In the Media - Content Creation: Is AI the Future?

What AI does offer is improvements, insights and efficiencies, and businesses are missing a trick if they don’t start utilising the benefits now

Sitting down to write this month’s article about how artificial intelligence (AI) is changing marketing, I briefly wondered if I could ask ChatGPT to write it for me instead.

Would the technology be sophisticated enough to mimic the mind of this marketing genius? Possibly. But anyone thinking robots are ready to take over our jobs needn’t start looking for work just yet.

There is no doubt that AI has been transformative in changing the way we reach potential clients. It enables us to collect and analyse huge amounts of customer data, identify patterns and tailor and target our adverts at those most likely to need our products and services. Whereas it would have once taken weeks or at best days to get marketing campaigns up and running, the technology now available means it can be done in a matter of hours.

AI is undoubtedly a very useful tool but, despite the hype, when it comes to content creation it is by no means an end-to-end solution and is still a long way off replacing people.

What do consumers want?

While marketing is predicted to be one of the sectors that will most benefit from AI, it isn’t always straightforward.
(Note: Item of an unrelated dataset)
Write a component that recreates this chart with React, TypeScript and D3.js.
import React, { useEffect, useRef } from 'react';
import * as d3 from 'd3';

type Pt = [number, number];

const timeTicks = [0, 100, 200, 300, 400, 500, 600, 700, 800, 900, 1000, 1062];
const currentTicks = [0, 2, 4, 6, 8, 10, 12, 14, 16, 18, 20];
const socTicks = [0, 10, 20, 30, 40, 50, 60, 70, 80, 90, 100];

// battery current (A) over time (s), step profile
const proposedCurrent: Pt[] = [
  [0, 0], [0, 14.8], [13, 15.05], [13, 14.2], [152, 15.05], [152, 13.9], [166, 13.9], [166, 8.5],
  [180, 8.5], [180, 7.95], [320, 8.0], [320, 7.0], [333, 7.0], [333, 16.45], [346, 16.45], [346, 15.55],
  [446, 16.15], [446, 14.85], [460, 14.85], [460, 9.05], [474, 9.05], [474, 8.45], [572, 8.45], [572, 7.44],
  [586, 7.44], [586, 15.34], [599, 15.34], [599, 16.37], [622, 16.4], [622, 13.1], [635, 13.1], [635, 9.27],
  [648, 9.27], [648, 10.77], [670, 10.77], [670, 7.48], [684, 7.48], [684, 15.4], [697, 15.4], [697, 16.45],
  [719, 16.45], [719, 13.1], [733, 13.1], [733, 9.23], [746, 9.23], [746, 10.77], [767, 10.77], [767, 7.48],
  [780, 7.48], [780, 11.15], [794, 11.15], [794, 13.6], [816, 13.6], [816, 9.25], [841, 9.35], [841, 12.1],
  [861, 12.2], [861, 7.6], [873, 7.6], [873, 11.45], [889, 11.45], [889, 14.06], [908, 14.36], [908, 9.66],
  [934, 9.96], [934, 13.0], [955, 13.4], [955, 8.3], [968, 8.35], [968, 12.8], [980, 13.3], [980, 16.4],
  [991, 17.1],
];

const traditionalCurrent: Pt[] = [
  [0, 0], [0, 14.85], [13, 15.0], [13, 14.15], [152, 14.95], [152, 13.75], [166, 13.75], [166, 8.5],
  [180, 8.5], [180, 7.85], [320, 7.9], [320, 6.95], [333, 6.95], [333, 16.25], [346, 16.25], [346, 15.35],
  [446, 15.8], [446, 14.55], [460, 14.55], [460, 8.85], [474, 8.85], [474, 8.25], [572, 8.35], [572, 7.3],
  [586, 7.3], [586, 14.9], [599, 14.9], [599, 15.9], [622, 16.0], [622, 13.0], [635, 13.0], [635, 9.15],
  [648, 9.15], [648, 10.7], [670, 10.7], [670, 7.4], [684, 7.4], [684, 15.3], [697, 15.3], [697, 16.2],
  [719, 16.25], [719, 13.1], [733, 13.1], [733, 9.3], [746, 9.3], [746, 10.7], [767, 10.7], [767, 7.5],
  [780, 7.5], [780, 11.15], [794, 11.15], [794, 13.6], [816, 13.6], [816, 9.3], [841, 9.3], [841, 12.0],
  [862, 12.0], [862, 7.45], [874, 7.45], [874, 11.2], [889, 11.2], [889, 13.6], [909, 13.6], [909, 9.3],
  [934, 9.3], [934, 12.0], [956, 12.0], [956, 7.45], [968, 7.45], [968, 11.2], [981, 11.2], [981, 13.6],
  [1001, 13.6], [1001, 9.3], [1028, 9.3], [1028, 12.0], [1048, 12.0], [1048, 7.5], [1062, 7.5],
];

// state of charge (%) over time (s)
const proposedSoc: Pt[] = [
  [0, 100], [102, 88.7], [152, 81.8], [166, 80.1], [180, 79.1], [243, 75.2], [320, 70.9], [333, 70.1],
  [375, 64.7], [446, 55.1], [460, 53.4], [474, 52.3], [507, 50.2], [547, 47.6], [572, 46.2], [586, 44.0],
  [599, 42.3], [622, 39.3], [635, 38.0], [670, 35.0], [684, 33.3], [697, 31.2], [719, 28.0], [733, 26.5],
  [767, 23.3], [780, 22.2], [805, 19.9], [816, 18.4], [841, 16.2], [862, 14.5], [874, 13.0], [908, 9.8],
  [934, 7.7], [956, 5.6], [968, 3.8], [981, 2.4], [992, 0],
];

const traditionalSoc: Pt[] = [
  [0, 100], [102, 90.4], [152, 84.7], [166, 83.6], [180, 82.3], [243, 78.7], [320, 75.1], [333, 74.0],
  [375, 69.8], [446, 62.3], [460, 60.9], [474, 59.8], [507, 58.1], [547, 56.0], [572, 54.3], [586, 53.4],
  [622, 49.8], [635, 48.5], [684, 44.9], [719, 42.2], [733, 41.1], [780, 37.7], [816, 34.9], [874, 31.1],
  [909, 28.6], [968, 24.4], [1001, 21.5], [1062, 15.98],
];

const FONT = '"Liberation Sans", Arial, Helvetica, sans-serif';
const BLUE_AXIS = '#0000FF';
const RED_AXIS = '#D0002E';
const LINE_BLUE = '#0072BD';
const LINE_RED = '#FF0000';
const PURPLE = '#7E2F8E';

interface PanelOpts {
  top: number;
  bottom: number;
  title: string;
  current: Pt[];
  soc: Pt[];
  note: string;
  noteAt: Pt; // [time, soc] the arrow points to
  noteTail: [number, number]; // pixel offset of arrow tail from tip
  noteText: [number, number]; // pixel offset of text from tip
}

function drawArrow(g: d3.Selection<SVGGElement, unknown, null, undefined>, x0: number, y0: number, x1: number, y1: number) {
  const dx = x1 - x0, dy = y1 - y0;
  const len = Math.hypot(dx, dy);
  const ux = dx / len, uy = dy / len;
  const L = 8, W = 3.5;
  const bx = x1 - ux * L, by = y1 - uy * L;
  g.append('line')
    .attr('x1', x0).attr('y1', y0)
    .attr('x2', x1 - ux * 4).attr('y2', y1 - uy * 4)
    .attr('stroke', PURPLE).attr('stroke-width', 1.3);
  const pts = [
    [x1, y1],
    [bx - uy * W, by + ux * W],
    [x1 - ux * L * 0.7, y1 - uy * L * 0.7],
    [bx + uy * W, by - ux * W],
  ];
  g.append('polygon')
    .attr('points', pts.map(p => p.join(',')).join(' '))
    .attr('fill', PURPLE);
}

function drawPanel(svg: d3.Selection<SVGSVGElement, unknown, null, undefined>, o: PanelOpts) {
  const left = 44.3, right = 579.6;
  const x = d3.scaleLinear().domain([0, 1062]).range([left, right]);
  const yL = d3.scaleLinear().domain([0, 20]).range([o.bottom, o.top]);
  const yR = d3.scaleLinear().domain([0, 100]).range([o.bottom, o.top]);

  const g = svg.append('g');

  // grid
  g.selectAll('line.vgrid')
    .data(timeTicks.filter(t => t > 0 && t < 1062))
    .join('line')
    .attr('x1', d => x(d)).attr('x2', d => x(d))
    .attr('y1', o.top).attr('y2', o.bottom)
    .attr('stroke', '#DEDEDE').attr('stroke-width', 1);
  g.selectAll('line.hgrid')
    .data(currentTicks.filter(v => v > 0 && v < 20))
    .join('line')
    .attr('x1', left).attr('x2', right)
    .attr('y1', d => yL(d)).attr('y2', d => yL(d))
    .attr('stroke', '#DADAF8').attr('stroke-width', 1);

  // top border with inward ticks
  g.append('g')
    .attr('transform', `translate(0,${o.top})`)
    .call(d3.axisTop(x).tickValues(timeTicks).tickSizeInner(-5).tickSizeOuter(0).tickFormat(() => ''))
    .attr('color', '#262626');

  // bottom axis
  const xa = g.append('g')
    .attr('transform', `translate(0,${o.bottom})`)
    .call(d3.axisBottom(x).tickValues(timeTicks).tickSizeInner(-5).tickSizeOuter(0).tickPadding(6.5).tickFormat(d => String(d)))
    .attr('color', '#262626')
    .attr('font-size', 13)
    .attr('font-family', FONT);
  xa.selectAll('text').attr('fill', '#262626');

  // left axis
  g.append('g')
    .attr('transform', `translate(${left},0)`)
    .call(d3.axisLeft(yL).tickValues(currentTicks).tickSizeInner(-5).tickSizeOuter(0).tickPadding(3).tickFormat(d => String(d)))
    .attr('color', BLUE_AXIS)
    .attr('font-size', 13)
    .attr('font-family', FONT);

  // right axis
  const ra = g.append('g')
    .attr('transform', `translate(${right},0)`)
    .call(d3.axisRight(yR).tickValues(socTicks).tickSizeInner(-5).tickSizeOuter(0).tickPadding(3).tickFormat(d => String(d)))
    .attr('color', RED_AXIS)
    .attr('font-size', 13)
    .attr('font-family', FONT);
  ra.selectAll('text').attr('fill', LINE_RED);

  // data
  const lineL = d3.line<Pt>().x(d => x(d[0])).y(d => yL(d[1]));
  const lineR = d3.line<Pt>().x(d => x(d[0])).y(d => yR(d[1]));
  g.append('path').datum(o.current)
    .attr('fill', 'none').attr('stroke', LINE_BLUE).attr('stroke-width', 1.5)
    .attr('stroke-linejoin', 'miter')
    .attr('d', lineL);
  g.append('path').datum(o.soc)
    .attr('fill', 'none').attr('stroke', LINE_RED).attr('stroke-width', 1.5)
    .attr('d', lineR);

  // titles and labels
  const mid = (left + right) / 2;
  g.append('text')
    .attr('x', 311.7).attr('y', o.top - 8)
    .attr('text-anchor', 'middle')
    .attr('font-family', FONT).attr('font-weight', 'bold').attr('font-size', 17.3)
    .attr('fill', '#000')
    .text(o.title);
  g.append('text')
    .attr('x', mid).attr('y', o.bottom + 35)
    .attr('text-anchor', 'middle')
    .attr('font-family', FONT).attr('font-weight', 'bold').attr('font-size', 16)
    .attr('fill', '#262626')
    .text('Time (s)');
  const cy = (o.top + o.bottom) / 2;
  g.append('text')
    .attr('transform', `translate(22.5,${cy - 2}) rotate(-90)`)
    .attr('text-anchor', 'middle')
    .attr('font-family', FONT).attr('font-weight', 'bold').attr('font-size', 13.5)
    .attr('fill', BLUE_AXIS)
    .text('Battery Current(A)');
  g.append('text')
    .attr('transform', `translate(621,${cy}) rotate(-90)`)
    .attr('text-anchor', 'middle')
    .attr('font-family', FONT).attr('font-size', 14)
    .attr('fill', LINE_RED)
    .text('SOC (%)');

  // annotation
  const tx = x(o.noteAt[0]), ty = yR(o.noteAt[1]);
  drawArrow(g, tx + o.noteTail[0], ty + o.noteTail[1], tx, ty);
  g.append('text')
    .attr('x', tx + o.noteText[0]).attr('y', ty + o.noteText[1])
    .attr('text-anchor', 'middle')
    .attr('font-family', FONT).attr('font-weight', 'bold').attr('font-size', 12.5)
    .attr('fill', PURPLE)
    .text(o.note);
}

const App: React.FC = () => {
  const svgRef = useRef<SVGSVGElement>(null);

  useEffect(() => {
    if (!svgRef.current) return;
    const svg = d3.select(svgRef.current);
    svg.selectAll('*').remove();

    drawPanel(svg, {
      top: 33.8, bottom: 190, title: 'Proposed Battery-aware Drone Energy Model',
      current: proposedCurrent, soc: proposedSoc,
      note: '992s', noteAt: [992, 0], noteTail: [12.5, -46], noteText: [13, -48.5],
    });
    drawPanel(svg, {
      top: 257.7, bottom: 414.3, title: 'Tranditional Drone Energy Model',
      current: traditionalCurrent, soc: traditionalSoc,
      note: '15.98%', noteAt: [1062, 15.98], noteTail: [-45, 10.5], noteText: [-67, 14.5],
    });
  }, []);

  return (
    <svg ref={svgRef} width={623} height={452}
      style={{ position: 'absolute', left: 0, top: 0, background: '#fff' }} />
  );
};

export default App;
For example, those needing legal services are often seeking advice on complex issues or are vulnerable and need the empathy and reassurance you can’t yet get from a machine.

A study by Orbit Media found legal services was one of the sectors where consumers were the most resistant to AI, with almost half (46%) of respondents wanting services to be run entirely by humans and a further 38% wanting human-led services supported by AI. People were asked for their preferences on a range of services, from financial advice to health, and the clear consensus was that most wanted at least some level of human interaction and/or supervision.
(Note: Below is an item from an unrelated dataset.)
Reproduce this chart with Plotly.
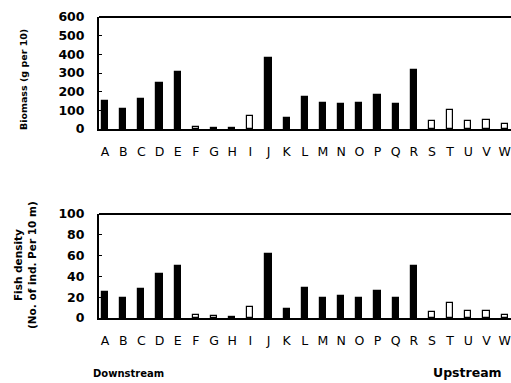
import plotly.graph_objects as go

sites = list("ABCDEFGHIJKLMNOPQRSTUVW")
biomass = [152, 106, 159, 249, 306, 10, 8, 6, 70, 380, 57, 172, 141, 133, 138, 183, 133, 315, 45, 102, 41, 48, 27]
density = [25, 19, 28, 42, 50, 3, 1.5, 1, 11, 62, 9, 29, 19, 21, 19.5, 26, 19, 50, 6, 14, 7, 7, 3]
filled = [True]*5 + [False]*4 + [True]*9 + [False]*5
biomass_ticks = [0, 100, 200, 300, 400, 500, 600]
density_ticks = [0, 20, 40, 60, 80, 100]

W, H = 511, 383
fill_colors = ["black" if f else "white" for f in filled]

fig = go.Figure()
for vals, ax in [(biomass, "y"), (density, "y2")]:
    fig.add_trace(go.Bar(
        x=sites, y=vals, yaxis=ax, xaxis="x" if ax == "y" else "x2",
        marker=dict(color=fill_colors, line=dict(color="black", width=1.2)),
        width=0.34, showlegend=False, hoverinfo="skip"))

def py(p):
    return 1 - p / H

FAM = "DejaVu Sans"
xr = [-0.33, 22.35]
xdom = [99 / W, 1.0]
font_num = dict(family=FAM, size=12.5, color="black", weight="bold")
font_let = dict(family=FAM, size=12.5, color="black")
common_x = dict(domain=xdom, range=xr, showline=True, linecolor="black", linewidth=2,
                ticks="", tickfont=font_let, ticklabelstandoff=10, showgrid=False, zeroline=False,
                automargin=False)
common_y = dict(showline=True, linecolor="black", linewidth=2, ticks="inside", ticklen=3,
                tickcolor="black", tickfont=font_num, showgrid=False, zeroline=False,
                ticklabelstandoff=10, automargin=False)

fig.update_layout(
    width=W, height=H, margin=dict(l=0, r=0, t=0, b=0),
    plot_bgcolor="white", paper_bgcolor="white", bargap=0,
    xaxis=dict(**common_x, anchor="y"),
    xaxis2=dict(**common_x, anchor="y2"),
    yaxis=dict(**common_y, domain=[py(129), py(17)], range=[0, 600], tickvals=biomass_ticks, anchor="x"),
    yaxis2=dict(**common_y, domain=[py(318), py(214)], range=[0, 100], tickvals=density_ticks, anchor="x2"),
)

# top frame lines
for yp in [17, 214]:
    fig.add_shape(type="line", xref="paper", yref="paper", x0=99 / W, x1=1.0, y0=py(yp), y1=py(yp),
                  line=dict(color="black", width=2))

lab = dict(family=FAM, color="black", weight="bold")
fig.add_annotation(text="Biomass (g per 10)", x=24 / W, y=py(80), xref="paper", yref="paper",
                   textangle=-90, showarrow=False, xanchor="center", yanchor="middle",
                   font=dict(**lab, size=9.5))
fig.add_annotation(text="Fish density<br>(No. of ind. Per 10 m)", x=25 / W, y=py(265), xref="paper", yref="paper",
                   textangle=-90, showarrow=False, xanchor="center", yanchor="middle",
                   font=dict(**lab, size=10.5))
fig.add_annotation(text="Downstream", x=128 / W, y=py(373), xref="paper", yref="paper", showarrow=False,
                   xanchor="center", yanchor="middle", font=dict(**lab, size=10))
fig.add_annotation(text="Upstream", x=467 / W, y=py(372), xref="paper", yref="paper", showarrow=False,
                   xanchor="center", yanchor="middle", font=dict(**lab, size=12.5))

fig.write_html("out.html", config={"displayModeBar": False},
               post_script="document.body.style.margin='0';document.body.style.overflow='hidden';")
While chatbots are becoming more prevalent, they are typically still used to answer only routine queries and, in most industries, consumers can still get through to a person if they need one.
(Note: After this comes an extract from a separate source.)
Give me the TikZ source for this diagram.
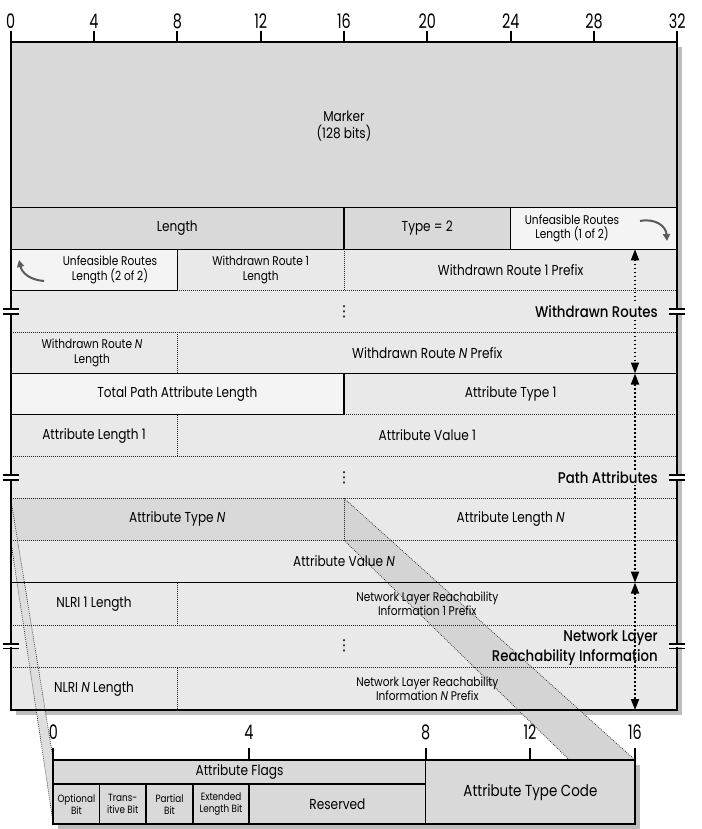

The way people find information is changing and that’s where AI can really help, but once you’ve got their attention then the rest is up to you.

Human touch

Full disclosure… I did ask ChatGPT to have a go at writing this. The result? A glowing and somewhat one-sided endorsement of AI and its benefits, but not quite what you need for that all-important spot at the top of the search results.

Published in August last year, Google’s helpful content update provides guidance on what the search engine looks for and it’s where our robot writers fall short. It wants original content that not only answers users’ questions but adds value, for example, with first-hand expertise. What it expressly states that it does not want are generic articles simply “summarising what others have to say”, which is exactly what ChatGPT does—scouring the internet for relevant information then putting it all together.

Like Google, consumers looking for services in the legal sector are also far more likely to be convinced by content that demonstrates expertise and a depth of knowledge.

Attention to detail is key, which could make using AI problematic as the information it returns is not guaranteed to be accurate. Striking the right tone is also important. AI is constantly learning and can analyse data such as customer feedback and social media activity to tell us what customers think of our services, but when it comes to creating content on sensitive issues, it is still not quite there yet.

It is a useful tool, but as a foundation rather than to create a finished product. It can source information, images and templates much quicker than its human counterparts, but it does not yet have the ability to produce the same high-quality content.

The computer didn’t phase out humans entirely and I very much doubt that AI will either, at least not for a very long time. However, what AI does offer is improvements, insights and efficiencies, and businesses are missing a trick if they don’t start utilising the benefits now.